Wie der Tagesspiegel berichtet, hat der türkische Botschafter in Berlin in einer "Verbalnote" an das Auswärtige Amt deutlich gemacht, dass die türkische Regierung ein strafrechtliches Vorgehen gegen Böhmermann erwarte. Offenbar wurde das Ansinnen mit Verweis auf die Presse- und Meinungsfreiheit nicht abgelehnt. Die Bundesregierung, so der Tagesspiegel, werde ihren Inhalt "sorgfältig und so zügig wie möglich prüfen" und am Montag entscheiden, wie vorgegangen werden soll.

Und das auf höchster Ebene. Bundeskanzlerin Angela Merkel, Außenminister Frank-Walter Steinmeier und Justizminister Heiko Maas sollen in die Klärung eingeschaltet sein. Damit ist man bereits weiter eingeknickt, was erkennen lässt, welche Panik wahrscheinlich entstehen würde, wenn über diesen Vorfall Erdogan den Flüchtlingsdeal ins Wackeln bringen sollte. Die Warnungen, dass sich die deutsche Regierung mit dem Flüchtlingsdeal in Abhängigkeit von Erdogan und seiner politischen Interessen stellt, haben sich bewahrheitet.
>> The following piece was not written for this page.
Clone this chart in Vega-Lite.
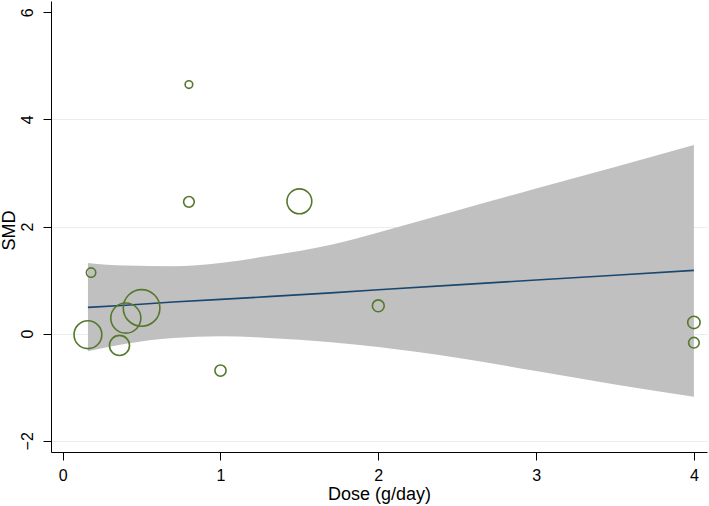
{
  "$schema": "https://vega.github.io/schema/vega-lite/v6.json",
  "autosize": {"type": "none"},
  "width": 656,
  "height": 451,
  "padding": {"left": 51, "top": 1, "right": 2, "bottom": 54},
  "background": "white",
  "config": {
    "view": {"stroke": null},
    "font": "Liberation Sans"
  },
  "datasets": {
    "studies": [
      {"dose": 0.18, "smd": 1.14, "weight": 28},
      {"dose": 0.16, "smd": -0.02, "weight": 246},
      {"dose": 0.40, "smd": 0.29, "weight": 289},
      {"dose": 0.50, "smd": 0.48, "weight": 428},
      {"dose": 0.36, "smd": -0.22, "weight": 128},
      {"dose": 0.80, "smd": 4.65, "weight": 18.5},
      {"dose": 0.80, "smd": 2.46, "weight": 36},
      {"dose": 1.50, "smd": 2.47, "weight": 196},
      {"dose": 1.00, "smd": -0.69, "weight": 40},
      {"dose": 2.00, "smd": 0.52, "weight": 45},
      {"dose": 4.00, "smd": 0.21, "weight": 49},
      {"dose": 4.00, "smd": -0.17, "weight": 36}
    ],
    "fit": [
      {"dose": 0.16, "lo": -0.33, "hi": 1.32, "fit": 0.49},
      {"dose": 0.4, "lo": -0.19, "hi": 1.27, "fit": 0.53},
      {"dose": 0.7, "lo": -0.08, "hi": 1.26, "fit": 0.59},
      {"dose": 1.0, "lo": -0.05, "hi": 1.32, "fit": 0.64},
      {"dose": 1.3, "lo": -0.08, "hi": 1.45, "fit": 0.69},
      {"dose": 1.7, "lo": -0.16, "hi": 1.66, "fit": 0.76},
      {"dose": 2.0, "lo": -0.25, "hi": 1.89, "fit": 0.82},
      {"dose": 2.5, "lo": -0.45, "hi": 2.30, "fit": 0.91},
      {"dose": 3.0, "lo": -0.70, "hi": 2.71, "fit": 1.00},
      {"dose": 3.5, "lo": -0.95, "hi": 3.11, "fit": 1.09},
      {"dose": 4.0, "lo": -1.18, "hi": 3.52, "fit": 1.18}
    ]
  },
  "encoding": {
    "x": {
      "field": "dose",
      "type": "quantitative",
      "scale": {"domain": [-0.074, 4.083], "nice": false, "zero": false},
      "axis": {
        "title": "Dose (g/day)",
        "values": [0, 1, 2, 3, 4],
        "format": "d",
        "grid": false,
        "domainColor": "#000000",
        "tickColor": "#000000",
        "tickSize": 8,
        "labelColor": "#000000",
        "labelFontSize": 16,
        "labelFont": "Liberation Sans",
        "labelPadding": 7,
        "titleColor": "#000000",
        "titleFontSize": 18,
        "titleFont": "Liberation Sans",
        "titleFontWeight": "normal",
        "titlePadding": 2
      }
    }
  },
  "layer": [
    {
      "data": {"name": "fit"},
      "mark": {"type": "area", "color": "#c0c0c0", "opacity": 1, "interpolate": "monotone"},
      "encoding": {
        "y": {
          "field": "lo",
          "type": "quantitative",
          "scale": {"domain": [-2.21, 6.21], "nice": false, "zero": false},
          "axis": {
            "title": "SMD",
            "values": [-2, 0, 2, 4, 6],
            "format": "d",
            "grid": true,
            "gridColor": "#e6eeef",
            "gridWidth": 1.2,
            "gridOpacity": {"condition": {"test": "datum.value == 6", "value": 0}, "value": 1},
            "domainColor": "#000000",
            "tickColor": "#000000",
            "tickSize": 8,
            "labelColor": "#000000",
            "labelFontSize": 16,
            "labelFont": "Liberation Sans",
            "labelAngle": -90,
            "labelAlign": "center",
            "labelBaseline": "bottom",
            "labelPadding": 8,
            "titleColor": "#000000",
            "titleFontSize": 18,
            "titleFont": "Liberation Sans",
            "titleFontWeight": "normal",
            "titleAngle": -90,
            "titleBaseline": "alphabetic",
            "titleAlign": "center",
            "titleX": -37,
            "titleY": 229
          }
        },
        "y2": {"field": "hi"}
      }
    },
    {
      "data": {"name": "fit"},
      "mark": {"type": "line", "color": "#1a476f", "strokeWidth": 1.6},
      "encoding": {
        "y": {"field": "fit", "type": "quantitative"}
      }
    },
    {
      "data": {"name": "studies"},
      "mark": {"type": "point", "shape": "circle", "filled": false, "color": "#55782c", "strokeWidth": 1.6, "opacity": 1},
      "encoding": {
        "y": {"field": "smd", "type": "quantitative"},
        "size": {
          "field": "weight",
          "type": "quantitative",
          "scale": {"type": "linear", "domain": [0, 100], "range": [0, 314], "zero": true},
          "legend": null
        }
      }
    }
  ]
}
Inzwischen hat Mathias Döpfner in der Welt sich mit Jan Böhmermann solidarisch erklärt - auch was die juristischen Folgen betrifft. Er finde das Gedicht gut: "Sie wollten nach dem ziemlich lendenlahmen Erdoğan-Veräppelungs-Song in der ARD die illiberale Reaktion des türkischen Staatspräsidenten ironisieren und durch Maximalprovokation die Leute verstören, um sie darüber nachdenken zu lassen, wie eine Gesellschaft mit Satire und - noch viel wichtiger - mit der Satire-Intoleranz von Nichtdemokraten umgeht. Ein Kunstwerk. Wie jede große Satire. Und als solches: frei." Bushido hingegen ist beleidigt: "Ist man ein #Boehmermann ist es Kunst, ist man Rapper landet es auf dem Index. Fickt Euch Ihr Feuilleton Lutscher!!!"